I use a tooth scaler to scrape the buildup on canines. Sometimes the softer kind is harder to remove. This week I was petsitting a dog with calcified tartar on canines, so I just scaled a little bit and it flaked off in one piece. The only word of caution is not to dig into the tooth with a pointy end because it can damage the enamel. 

heres a a pic of unos canines before and after scaling:


















i have this one
http://www.amazon.com/Double-Dental-Scaler-Sleeve-Storage/dp/B001RMB6QW/ref=sr_1_1?ie=UTF8&qid=1320031587&sr=8-1


----------



## rory (Oct 4, 2011)

Thanks, I'll have to get one of those scalers. I hope a local pet store will carry them!


----------



## Jimm (Oct 22, 2011)

Once you get them clean they should stay clean once you continue with the raw.


----------



## MollyWoppy (Mar 19, 2010)

Mol's been on raw for, well, I think its a couple of years now and she also has canine tartar. She just doesn't use those teeth at all. I tried giving her big hunks of boneless meat hoping she'd dig in and tear it apart with them, but nope, she just uses her molars to chew along the side.
Thanks for that info on the scaler Unosmom, I think I might get one and try it.


----------



## shellbell (Sep 24, 2011)

Cabo has this same issue...


----------



## cprcheetah (Jul 14, 2010)

Do be careful if you are scraping the teeth as it leaves ridges in the teeth which make tartar buildup that much quicker. Zoey my chihuahua gets tartar buildup even while eating raw. I brush her teeth every day, that is the ONLY thing that has kept it down (after she had her teethcleaned at the vet).


----------



## lucky (Jan 8, 2011)

I'm going to get one of those de-scalers for lucky, she also chews with her back teeth and has a bit of tartar on her canines


----------



## taem (Oct 29, 2011)

cprcheetah said:


> Zoey my chihuahua gets tartar buildup even while eating raw.


Does this happen with a lot of small dogs on rmb diets?
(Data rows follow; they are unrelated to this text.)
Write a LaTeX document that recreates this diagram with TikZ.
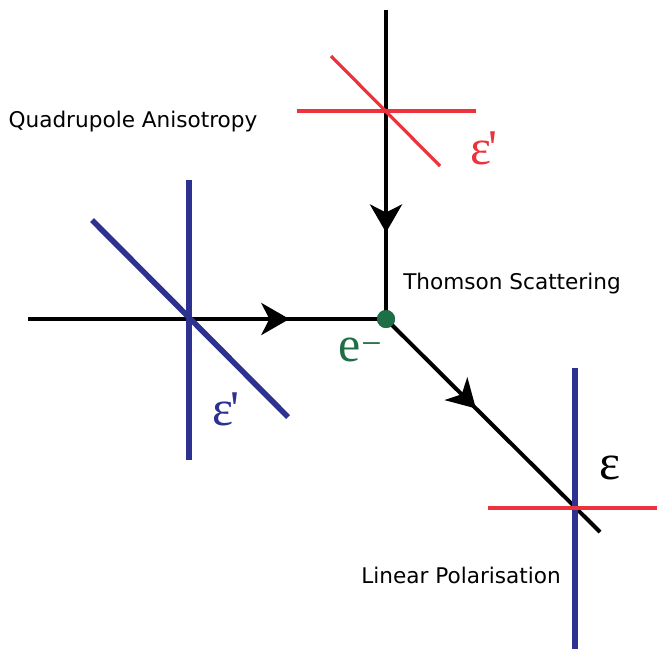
\documentclass[tikz,border=0pt]{standalone}
\usepackage{amsmath}
\usepackage{fontspec}
\setmainfont{DejaVu Sans}
\newfontfamily\greekserif{Liberation Serif}
\usetikzlibrary{arrows.meta,decorations.markings}

\definecolor{polblue}{RGB}{45,50,145}
\definecolor{polred}{RGB}{236,50,60}
\definecolor{elgreen}{RGB}{30,110,70}

\begin{document}
\begin{tikzpicture}[x=0.5pt, y=-0.5pt,
    beam/.style={line width=2pt, postaction={decorate},
      decoration={markings, mark=at position #1 with {\arrow{Stealth[length=14pt,width=16pt,inset=4pt]}}}},
    bluepol/.style={polblue, line width=2.8pt},
    redpol/.style={polred, line width=1.6pt},
    eps/.style={font=\greekserif\fontsize{25}{27}\selectfont},
    caption/.style={font=\fontsize{10.8}{13}\selectfont}]
    \useasboundingbox (0,0) rectangle (657,649);

    % 电子与光子路径
    \node[circle, fill=elgreen, inner sep=0pt, minimum size=9pt] (e) at (386,319) {};
    \coordinate (in) at (28,319);
    \coordinate (top) at (386,10);
    \coordinate (out) at (600,532);
    \draw[beam=0.73] (in) -- (e.center);
    \draw[beam=0.72] (top) -- (e.center);
    \draw[beam=0.42] (e.center) -- (out);
    \node[circle, fill=elgreen, inner sep=0pt, minimum size=9pt] at (e) {};

    % 左侧偏振 (蓝)
    \draw[bluepol] (189,180) -- (189,460);
    \draw[bluepol] (92,220) -- (288,417);

    % 上方偏振 (红)
    \draw[redpol] (297,111) -- (476,111);
    \draw[redpol] (331,56) -- (440,166);

    % 右下偏振
    \draw[bluepol] (575,368) -- (575,649);
    \draw[redpol] (488,508) -- (657,508);

    % 标注
    \node[eps, polred] (epsr) at (484,148) {ε\kern-1.5pt'};
    \node[eps, polblue] (epsb) at (226,409) {ε\kern-1.5pt'};
    \node[eps] (epsk) at (610,468) {ε};
    \node[eps, elgreen] (elab) at (360,350) {e\kern0.5pt\raisebox{3pt}{\fontsize{18}{18}\selectfont −}};
    \node[caption] (quad) at (133,122) {Quadrupole Anisotropy};
    \node[caption] (thom) at (512,284) {Thomson Scattering};
    \node[caption] (lin) at (461,575) {Linear Polarisation};
\end{tikzpicture}
\end{document}
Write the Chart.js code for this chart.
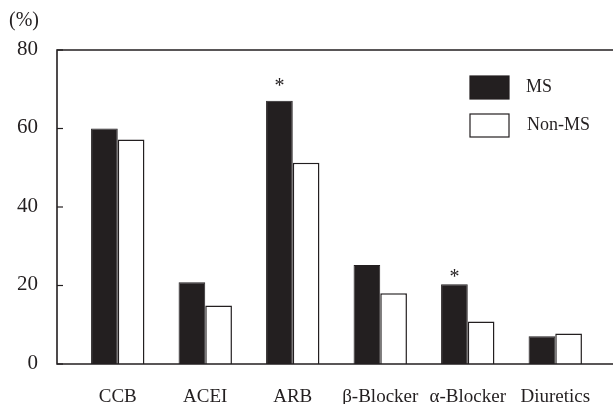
<!DOCTYPE html>
<html>
<head>
<meta charset="utf-8">
<script src="https://cdn.jsdelivr.net/npm/chart.js@4.4.1/dist/chart.umd.min.js"></script>
<style>
  html, body { margin: 0; padding: 0; background: #fff; overflow: hidden; }
  canvas { display: block; }
</style>
</head>
<body>
<canvas id="chart" width="613" height="404"></canvas>
<script>
// Chart data
const categories = ['CCB', 'ACEI', 'ARB', 'β-Blocker', 'α-Blocker', 'Diuretics'];
const msValues = [60, 20.8, 67.1, 25.2, 20.3, 7.1];
const nonMsValues = [57.2, 14.9, 51.3, 18.0, 10.8, 7.8];
const yTicks = [0, 20, 40, 60, 80];
const starred = ['ARB', 'α-Blocker'];   // significant MS bars

const ink = '#231f20';
const serif = '"Liberation Serif", "DejaVu Serif", serif';

// Frame, y ticks, unit label, asterisks and legend
const decorPlugin = {
    id: 'decor',
    afterDatasetsDraw(chart) {
        const ctx = chart.ctx;
        const area = chart.chartArea;
        const y = chart.scales.y;
        const axisX = 57;

        ctx.save();
        ctx.strokeStyle = ink;
        ctx.lineWidth = 1.6;
        ctx.beginPath();
        ctx.moveTo(613, area.top);
        ctx.lineTo(axisX, area.top);
        ctx.lineTo(axisX, area.bottom);
        ctx.lineTo(613, area.bottom);
        ctx.stroke();

        // inward tick marks and labels
        ctx.lineWidth = 1.2;
        ctx.fillStyle = ink;
        ctx.font = '21px ' + serif;
        ctx.textAlign = 'right';
        ctx.textBaseline = 'middle';
        yTicks.forEach(v => {
            const py = y.getPixelForValue(v);
            ctx.beginPath();
            ctx.moveTo(axisX, py);
            ctx.lineTo(axisX + 6, py);
            ctx.stroke();
            ctx.fillText(String(v), 38, py - 1);
        });

        ctx.font = '20px ' + serif;
        ctx.textAlign = 'left';
        ctx.fillText('(%)', 9, 21);

        // asterisks above MS bars
        const meta = chart.getDatasetMeta(0);
        const offsets = { 'ARB': 18, 'α-Blocker': 11 };
        ctx.font = '20px ' + serif;
        ctx.textAlign = 'center';
        starred.forEach(name => {
            const bar = meta.data[categories.indexOf(name)];
            ctx.fillText('*', bar.x, bar.y - offsets[name] + 4);
        });

        // legend
        const items = chart.data.datasets;
        ctx.textAlign = 'left';
        items.forEach((ds, i) => {
            const top = 76 + i * 38;
            ctx.fillStyle = ds.backgroundColor;
            ctx.fillRect(470, top, 39, 23);
            ctx.strokeStyle = ink;
            ctx.lineWidth = 1.2;
            ctx.strokeRect(470, top, 39, 23);
            ctx.fillStyle = ink;
            ctx.font = '18px ' + serif;
            ctx.fillText(ds.label, 526 + i, top + 11);
        });
        ctx.restore();
    }
};

new Chart(document.getElementById('chart').getContext('2d'), {
    type: 'bar',
    data: {
        labels: categories,
        datasets: [{
            label: 'MS',
            data: msValues,
            backgroundColor: ink,
            borderColor: ink,
            borderWidth: 1
        }, {
            label: 'Non-MS',
            data: nonMsValues,
            backgroundColor: '#ffffff',
            borderColor: ink,
            borderWidth: 1.5
        }]
    },
    options: {
        responsive: false,
        animation: false,
        layout: {
            padding: { top: 50, right: 11, left: 0, bottom: 0 }
        },
        datasets: {
            bar: {
                categoryPercentage: 0.61,
                barPercentage: 1
            }
        },
        plugins: {
            legend: { display: false },
            tooltip: { enabled: false }
        },
        scales: {
            x: {
                grid: { display: false, drawTicks: false },
                border: { display: false },
                ticks: {
                    color: ink,
                    padding: 22,
                    maxRotation: 0,
                    font: { family: serif, size: 19 }
                },
                afterFit(scale) { scale.height = 40; }
            },
            y: {
                min: 0,
                max: 80,
                grid: { display: false, drawTicks: false },
                border: { display: false },
                ticks: { display: false },
                afterFit(scale) { scale.width = 74; }
            }
        }
    },
    plugins: [decorPlugin]
});
</script>
</body>
</html>
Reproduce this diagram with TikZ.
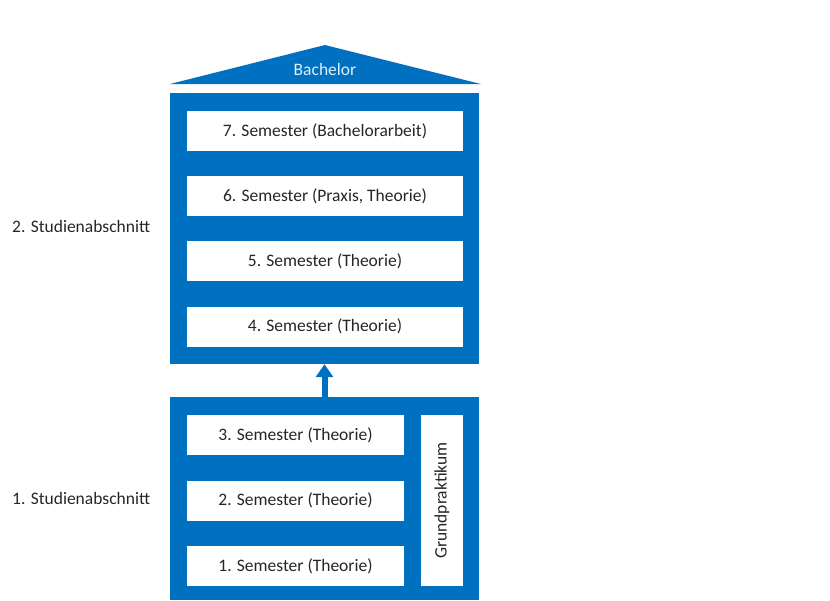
\documentclass[tikz,border=0pt]{standalone}
\usepackage{fontspec}
\setmainfont{Carlito}
\definecolor{mBlue}{RGB}{0,112,192}
\definecolor{mText}{RGB}{38,38,38}
\usepackage{tikz}
\usetikzlibrary{arrows.meta,positioning,calc}

\begin{document}
\begin{tikzpicture}[x=1pt,y=-1pt,
    block/.style={fill=mBlue, inner sep=0pt},
    sem/.style={fill=white, text=mText, inner sep=0pt, minimum height=40pt, font=\fontsize{17.5}{19}\selectfont},
    lbl/.style={text=mText, anchor=west, inner sep=0pt, font=\fontsize{17.5}{19}\selectfont}]
    \useasboundingbox (0,0) rectangle (830,600);
    % roof
    \fill[mBlue] (170,84) -- (325,45) -- (481,84) -- cycle;
    \node[text=white!88!mBlue, font=\fontsize{17.5}{19}\selectfont] (roof) at (325,69) {Bachelor};
    % upper part
    \node[block, minimum width=309pt, minimum height=271pt] (upper) at (324.5,228.5) {};
    \node[sem, minimum width=276pt] (s7) at (325,131) {7. Semester (Bachelorarbeit)};
    \node[sem, minimum width=276pt] (s6) at (325,196) {6. Semester (Praxis, Theorie)};
    \node[sem, minimum width=276pt] (s5) at (325,261) {5. Semester (Theorie)};
    \node[sem, minimum width=276pt] (s4) at (325,326.5) {4. Semester (Theorie)};
    % lower part
    \node[block, minimum width=309pt, minimum height=203pt] (lower) at (324.5,498.5) {};
    \node[sem, minimum width=217pt] (s3) at (295.5,435) {3. Semester (Theorie)};
    \node[sem, minimum width=217pt] (s2) at (295.5,500.5) {2. Semester (Theorie)};
    \node[sem, minimum width=217pt] (s1) at (295.5,566) {1. Semester (Theorie)};
    \node[sem, minimum width=42pt, minimum height=171pt] (gp) at (442,500.5) {};
    \node[text=mText, rotate=90, font=\fontsize{17.5}{19}\selectfont] (gptext) at (gp.center) {Grundpraktikum};
    % arrow
    \draw[mBlue, line width=6pt, -{Triangle[width=17pt,length=13pt]}] (lower.north) -- (upper.south);
    % labels
    \node[lbl] (a2) at (12,226) {2. Studienabschnitt};
    \node[lbl] (a1) at (12,498) {1. Studienabschnitt};
\end{tikzpicture}
\end{document}
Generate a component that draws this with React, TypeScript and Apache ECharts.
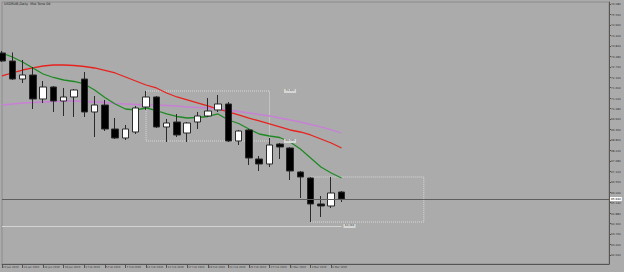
import React, { useEffect, useRef } from "react";
import * as echarts from "echarts";

const dates = ["22 Jan 2020", "23 Jan 2020", "24 Jan 2020", "27 Jan 2020", "28 Jan 2020", "29 Jan 2020", "30 Jan 2020", "31 Jan 2020", "3 Feb 2020", "4 Feb 2020", "5 Feb 2020", "6 Feb 2020", "7 Feb 2020", "10 Feb 2020", "11 Feb 2020", "12 Feb 2020", "13 Feb 2020", "14 Feb 2020", "17 Feb 2020", "18 Feb 2020", "19 Feb 2020", "20 Feb 2020", "21 Feb 2020", "24 Feb 2020", "25 Feb 2020", "26 Feb 2020", "27 Feb 2020", "28 Feb 2020", "2 Mar 2020", "3 Mar 2020", "4 Mar 2020", "5 Mar 2020", "6 Mar 2020", "9 Mar 2020"];

// [open, close, low, high]
const candles = [
  [73.457, 73.028, 72.975, 73.564],
  [73.028, 72.064, 72.011, 73.484],
  [72.064, 72.279, 71.850, 73.082],
  [72.279, 70.994, 70.458, 72.707],
  [70.994, 71.636, 70.780, 71.957],
  [71.636, 70.887, 70.298, 71.690],
  [70.887, 71.101, 70.084, 71.583],
  [71.101, 71.476, 70.030, 71.529],
  [72.064, 70.298, 70.030, 72.439],
  [70.298, 70.672, 68.959, 71.154],
  [70.672, 69.388, 69.280, 70.940],
  [69.388, 68.906, 68.852, 69.976],
  [68.906, 69.388, 68.798, 69.602],
  [69.227, 70.512, 69.120, 70.619],
  [70.565, 71.101, 70.405, 71.422],
  [71.101, 69.495, 69.441, 71.154],
  [69.495, 69.709, 68.691, 69.923],
  [69.762, 69.066, 68.959, 70.191],
  [69.173, 69.709, 68.691, 69.762],
  [69.762, 70.084, 69.388, 70.298],
  [70.084, 70.351, 70.030, 71.047],
  [70.405, 70.726, 70.298, 71.208],
  [70.726, 68.745, 68.691, 70.833],
  [68.745, 69.280, 68.531, 69.334],
  [69.334, 67.835, 67.460, 69.388],
  [67.781, 67.514, 67.139, 67.942],
  [67.514, 68.531, 67.353, 68.906],
  [68.584, 68.424, 67.781, 68.638],
  [68.370, 67.139, 66.657, 68.424],
  [67.085, 66.818, 65.693, 67.139],
  [66.764, 65.372, 64.408, 66.818],
  [65.372, 65.265, 64.676, 65.800],
  [65.265, 65.961, 65.158, 66.818],
  [66.014, 65.640, 65.479, 66.068],
];

const maFast = [73.457, 73.243, 72.975, 72.654, 72.332, 72.145, 72.011, 71.931, 71.797, 71.476, 71.074, 70.726, 70.458, 70.405, 70.512, 70.378, 70.191, 70.057, 69.976, 70.003, 70.057, 70.191, 69.869, 69.682, 69.388, 69.120, 69.013, 68.932, 68.691, 68.317, 67.835, 67.353, 67.032, 66.764];
const maMid = [72.225, 72.386, 72.546, 72.654, 72.761, 72.814, 72.814, 72.787, 72.734, 72.654, 72.520, 72.386, 72.172, 71.957, 71.743, 71.583, 71.315, 71.101, 70.940, 70.780, 70.619, 70.458, 70.298, 70.137, 69.976, 69.816, 69.655, 69.495, 69.334, 69.227, 69.066, 68.852, 68.638, 68.370];
const maSlow = [70.672, 70.726, 70.780, 70.806, 70.833, 70.860, 70.887, 70.887, 70.860, 70.833, 70.806, 70.753, 70.726, 70.699, 70.672, 70.672, 70.646, 70.619, 70.565, 70.539, 70.512, 70.458, 70.405, 70.325, 70.244, 70.164, 70.084, 69.976, 69.869, 69.762, 69.628, 69.495, 69.334, 69.173];

const yTicks = [76.08, 75.52, 74.96, 74.4, 73.84, 73.28, 72.72, 72.16, 71.6, 71.04, 70.48, 69.92, 69.36, 68.8, 68.24, 67.68, 67.12, 66.56, 66.0, 65.44, 64.88, 64.32, 63.76, 63.2, 62.64];

const lastPrice = 65.64;
const levelLine = 64.194;
// boxes: [startIndex, endIndex, top, bottom]
const box1 = [14, 26, 71.422, 68.745];
const box2 = [30, 41, 66.818, 64.408];

const title = "USDRUB,Daily  Mid Tone 04";
const FUTURE_SLOTS = 26;

export default function App() {
  const ref = useRef<HTMLDivElement>(null);
  useEffect(() => {
    if (!ref.current) return;
    const chart = echarts.init(ref.current, undefined, { renderer: "svg" });
    const categories = [...dates, ...Array.from({ length: FUTURE_SLOTS }, (_, i) => `+${i + 1}`)];
    const showIdx = (i: number) => i % 2 === 0 && i < dates.length - 1;
    const font = "DejaVu Sans";
    const boxLabel = (txt: string) => ({
      show: true,
      formatter: txt,
      color: "#333",
      fontSize: 2.6,
      fontFamily: font,
      backgroundColor: "#d6d6d6",
      padding: [0.5, 1.5],
      position: "inside",
    });
    chart.setOption({
      animation: false,
      backgroundColor: "#ababab",
      grid: { left: 2, right: 15, top: 2, bottom: 8, show: true, borderColor: "#8c8c8c", borderWidth: 1, backgroundColor: "transparent" },
      graphic: [
        { type: "text", left: 4, top: 2, style: { text: title, fontSize: 3.4, fontFamily: font, fill: "#222" } },
      ],
      xAxis: {
        type: "category",
        data: categories,
        boundaryGap: false,
        axisLine: { lineStyle: { color: "#555", width: 1 } },
        axisTick: { show: true, interval: (i: number) => showIdx(i), length: 4, lineStyle: { color: "#555" } },
        axisLabel: {
          interval: (i: number) => showIdx(i),
          align: "left",
          margin: 2,
          fontSize: 2.6,
          fontFamily: font,
          color: "#333",
          padding: [0, 0, 0, 1],
        },
        splitLine: { show: false },
      },
      yAxis: {
        type: "value",
        position: "right",
        min: 62.159,
        max: 76.187,
        scale: true,
        axisLine: { show: true, lineStyle: { color: "#555", width: 1 } },
        axisTick: { show: true, customValues: yTicks, length: 2, lineStyle: { color: "#555" } },
        axisLabel: {
          customValues: yTicks,
          formatter: (v: number) => v.toFixed(3),
          margin: 2,
          fontSize: 2.8,
          fontFamily: font,
          color: "#333",
        },
        splitLine: { show: false },
      },
      series: [
        {
          type: "line",
          data: maSlow,
          symbol: "none",
          silent: true,
          lineStyle: { color: "#c87fd6", width: 1.3 },
          z: 2,
        },
        {
          type: "line",
          data: maMid,
          symbol: "none",
          silent: true,
          lineStyle: { color: "#e8221e", width: 1.3 },
          z: 2,
        },
        {
          type: "line",
          data: maFast,
          symbol: "none",
          silent: true,
          lineStyle: { color: "#1f8a24", width: 1.3 },
          z: 2,
        },
        {
          type: "candlestick",
          data: candles,
          barWidth: 7,
          silent: true,
          z: 3,
          itemStyle: { color: "#ffffff", color0: "#000000", borderColor: "#2a2a2a", borderColor0: "#2a2a2a", borderWidth: 1 },
          markArea: {
            silent: true,
            itemStyle: { color: "rgba(0,0,0,0)", borderColor: "#dadada", borderWidth: 1, borderType: "dotted" },
            data: [
              [{ coord: [box1[0], box1[2]] }, { coord: [box1[1], box1[3]] }],
              [{ coord: [box2[0], box2[2]] }, { coord: [box2[1], box2[3]] }],
            ],
          },
          markLine: {
            silent: true,
            symbol: ["none", "none"],
            data: [
              {
                yAxis: lastPrice,
                lineStyle: { color: "#5e5e5e", width: 1, type: "solid" },
                label: {
                  show: true,
                  position: "end",
                  formatter: lastPrice.toFixed(3),
                  distance: 1,
                  fontSize: 2.8,
                  fontFamily: font,
                  color: "#000",
                  backgroundColor: "#ffffff",
                  padding: [0.5, 1],
                },
              },
              [
                { coord: [0, levelLine], lineStyle: { color: "#d4d4d4", width: 1, type: "solid" }, label: { show: true, position: "end", formatter: levelLine.toFixed(3), distance: 2, fontSize: 2.6, fontFamily: font, color: "#333", backgroundColor: "#d6d6d6", padding: [0.5, 1.5] } },
                { coord: [dates.length - 1, levelLine] },
              ],
            ],
          },
          markPoint: {
            silent: true,
            symbol: "rect",
            symbolSize: [1, 1],
            itemStyle: { color: "rgba(0,0,0,0)" },
            data: [
              { coord: [28, box1[2]], label: boxLabel(box1[2].toFixed(3)) },
              { coord: [28, box1[3]], label: boxLabel(box1[3].toFixed(3)) },
            ],
          },
        },
      ],
    });
    return () => chart.dispose();
  }, []);
  return <div ref={ref} style={{ position: "fixed", left: 0, top: 0, width: 624, height: 272 }} />;
}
They have so many teeth crammed into those little mouths I was wondering about this, whether they get the same flossing benefits as larger dogs do.


----------



## xellil (Apr 4, 2011)

taem said:


> Does this happen with a lot of small dogs on rmb diets? They have so many teeth crammed into those little mouths I was wondering about this, whether they get the same flossing benefits as larger dogs do.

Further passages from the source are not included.